Прототипом бесчисленных сцен этого рода можно считать начало дантова «Ада»: «Я увидал, едва глаза возвел, / Что свет планеты, всюду путеводной, / Уже на плечи горные сошел» (Песнь I, ст. 16 – 18); «День уходил, и неба воздух темный / Земные твари уводил ко сну…» (Песнь II, ст. 1–2; перевод М. Л. Лозинского).

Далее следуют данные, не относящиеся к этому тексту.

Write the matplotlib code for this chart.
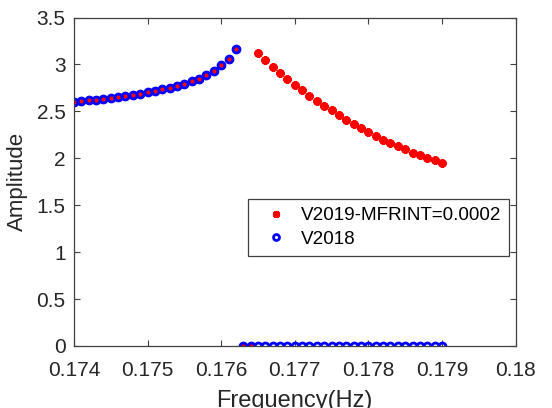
import numpy as np
import matplotlib.pyplot as plt

plt.rcParams['font.family'] = ['Liberation Sans', 'DejaVu Sans']

# V2019 / V2018 frequenzy sweep (lesing fra bildet)
freq_left = [0.1740, 0.1741, 0.1742, 0.1743, 0.1744, 0.1745, 0.1746, 0.1747,
             0.1748, 0.1749, 0.1750, 0.1751, 0.1752, 0.1753, 0.1754, 0.1755,
             0.1756, 0.1757, 0.1758, 0.1759, 0.1760, 0.1761, 0.1762]
amp_left = [2.600, 2.610, 2.618, 2.626, 2.634, 2.643, 2.652, 2.662,
            2.673, 2.686, 2.703, 2.718, 2.735, 2.753, 2.774, 2.797,
            2.822, 2.850, 2.887, 2.935, 2.997, 3.060, 3.170]

freq_right = [0.1765, 0.1766, 0.1767, 0.1768, 0.1769, 0.1770, 0.1771, 0.1772,
              0.1773, 0.1774, 0.1775, 0.1776, 0.1777, 0.1778, 0.1779, 0.1780,
              0.1781, 0.1782, 0.1783, 0.1784, 0.1785, 0.1786, 0.1787, 0.1788,
              0.1789, 0.1790]
amp_right = [3.120, 3.050, 2.970, 2.910, 2.845, 2.784, 2.724, 2.667,
             2.614, 2.561, 2.511, 2.462, 2.412, 2.370, 2.324, 2.280,
             2.242, 2.200, 2.165, 2.129, 2.094, 2.058, 2.030, 2.005,
             1.977, 1.945]

# nullverdier (ingen konvergens)
freq_zero_v2019 = [0.1763, 0.1764]
freq_zero_v2018 = [0.1763, 0.1764, 0.1765, 0.1766, 0.1767, 0.1768, 0.1769,
                   0.1770, 0.1771, 0.1772, 0.1773, 0.1774, 0.1775, 0.1776,
                   0.1777, 0.1778, 0.1779, 0.1780, 0.1781, 0.1782, 0.1783,
                   0.1784, 0.1785, 0.1786, 0.1787, 0.1788, 0.1789, 0.1790]

x_v2019 = freq_left + freq_zero_v2019 + freq_right
y_v2019 = amp_left + [0.0] * len(freq_zero_v2019) + amp_right
x_v2018 = freq_left + freq_zero_v2018
y_v2018 = amp_left + [0.0] * len(freq_zero_v2018)

fig = plt.figure(figsize=(5.52, 4.08), dpi=100)
ax = fig.add_axes([0.134, 0.152, 0.80, 0.805])

ax.plot(x_v2019, y_v2019, linestyle='None', marker=(8, 2, 0), markersize=6.0,
        markeredgewidth=2.0, color='red', label='V2019-MFRINT=0.0002')
ax.plot(x_v2018, y_v2018, linestyle='None', marker='o', markersize=5.0,
        markeredgewidth=2.0, markerfacecolor='none', markeredgecolor='blue',
        label='V2018')

ax.set_xlim(0.174, 0.18)
ax.set_ylim(0, 3.5)
ax.set_xticks([0.174, 0.175, 0.176, 0.177, 0.178, 0.179, 0.18])
ax.set_xticklabels(['0.174', '0.175', '0.176', '0.177', '0.178', '0.179', '0.18'])
ax.set_yticks([0, 0.5, 1, 1.5, 2, 2.5, 3, 3.5])
ax.set_yticklabels(['0', '0.5', '1', '1.5', '2', '2.5', '3', '3.5'])

axcol = '#404040'
for s in ax.spines.values():
    s.set_color(axcol)
    s.set_linewidth(0.9)
ax.tick_params(direction='in', top=True, right=True, length=4, width=0.8,
               colors=axcol, labelcolor='#262626', labelsize=15)
ax.tick_params(axis='x', pad=11)
ax.tick_params(axis='y', pad=6)

ax.set_xlabel('Frequency(Hz)', fontsize=17, color='#262626', labelpad=7)
ax.set_ylabel('Amplitude', fontsize=16, color='#262626', labelpad=6)

leg = ax.legend(loc='lower right', bbox_to_anchor=(0.985, 0.275),
                fontsize=13.6, fancybox=False, framealpha=1,
                edgecolor=axcol, handlelength=2.2, handletextpad=0.2,
                borderpad=0.4, labelspacing=0.35, borderaxespad=0,
                markerscale=0.85)
leg.get_frame().set_linewidth(0.9)

fig.savefig('out.png', dpi=100)
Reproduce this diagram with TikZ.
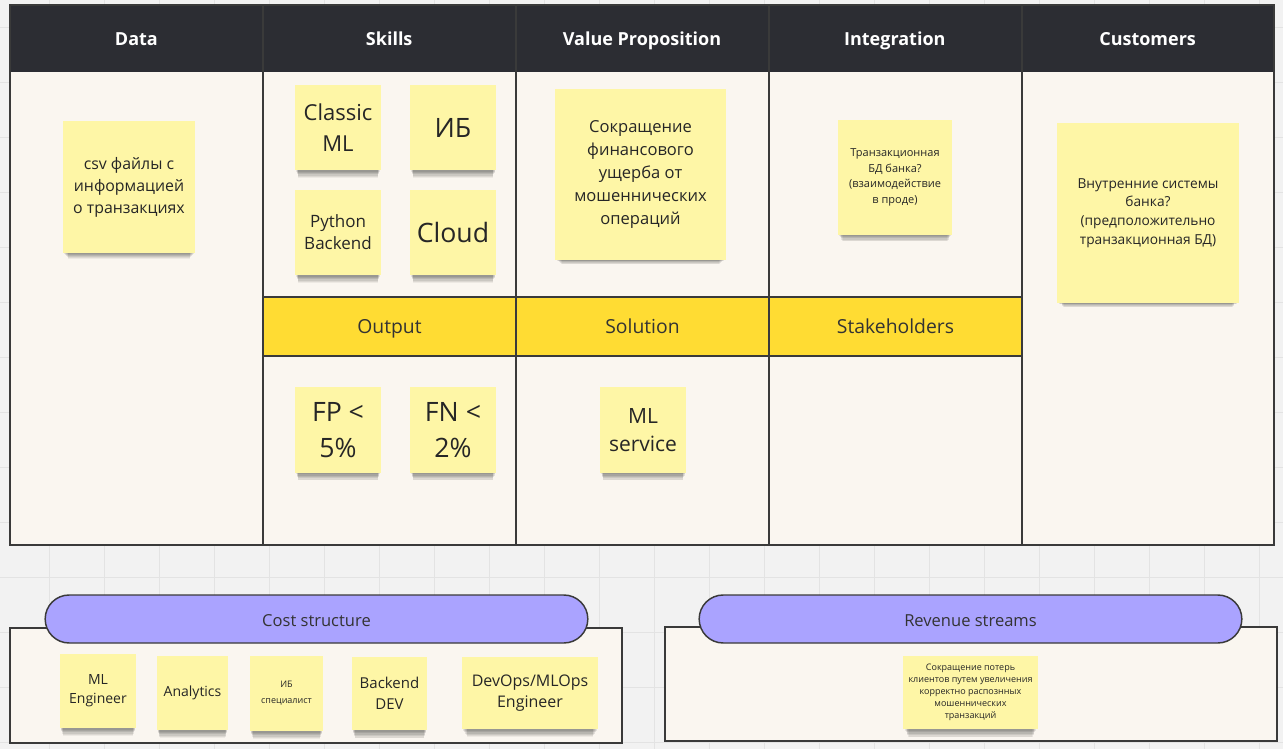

Обильные иллюстрации дают романтизм и готика. «…последний луч вечернего света угасал на медных шпицах башен» («Остров Борнгольм»). В гоголевском «Вие» путники подходят к хутору старухи, когда «сумерки уже совсем омрачили небо, и только на западе бледнел остаток алого сияния»; в «Пропавшей грамоте»: «Солнце убралось на отдых; где-где горели вместо него красноватые полосы <…> в поле становилось чем далее, сумрачнее»; в «Вечере накануне Ивана Купала»: «Вот уже и солнца нет. Небо только краснеет на одной стороне. И оно уже тускнет. В поле становится холодней»; в «Заколдованном месте»: «…солнце стало уже садиться». В «Удольфских тайнах» А. Рэдклифф замок Удольфо впервые предстает перед героиней в лучах заходящего солнца; на ее глазах солнце заходит, и стены замка обволакиваются мраком (гл. XVIII). В новелле Л. Тика «Белокурый Экберт» путник встречает таинственную старуху на закате и идет за ней к ее лесному дому в сумерках; аналогичная встреча с незнакомцем происходит в его же «Руненберге». Картина сумерек – последние лучи солнца на снежных вершинах, горная местность, постепенно погружающаяся во мрак и холод, – подробно развернута в «Дракуле» Б. Стокера, где герой в дилижансе приближается к роковому замку (гл. 1). Демонический гость в романе Булгакова появляется в Москве «в час небывало жаркого заката», когда окна верхних этажей «ослепительно отражают в стеклах изломанное и навсегда уходящее от Михаила Александровича солнце» (часть 1, гл. 1). В «Тамани» соответствующий момент несколько отклоняется от стереотипа – рассказчик подъезжает к своему новому жилью уже глубокой ночью, при свете месяца. В целом постоянство мотива настолько очевидно, что примеры можно не продолжать.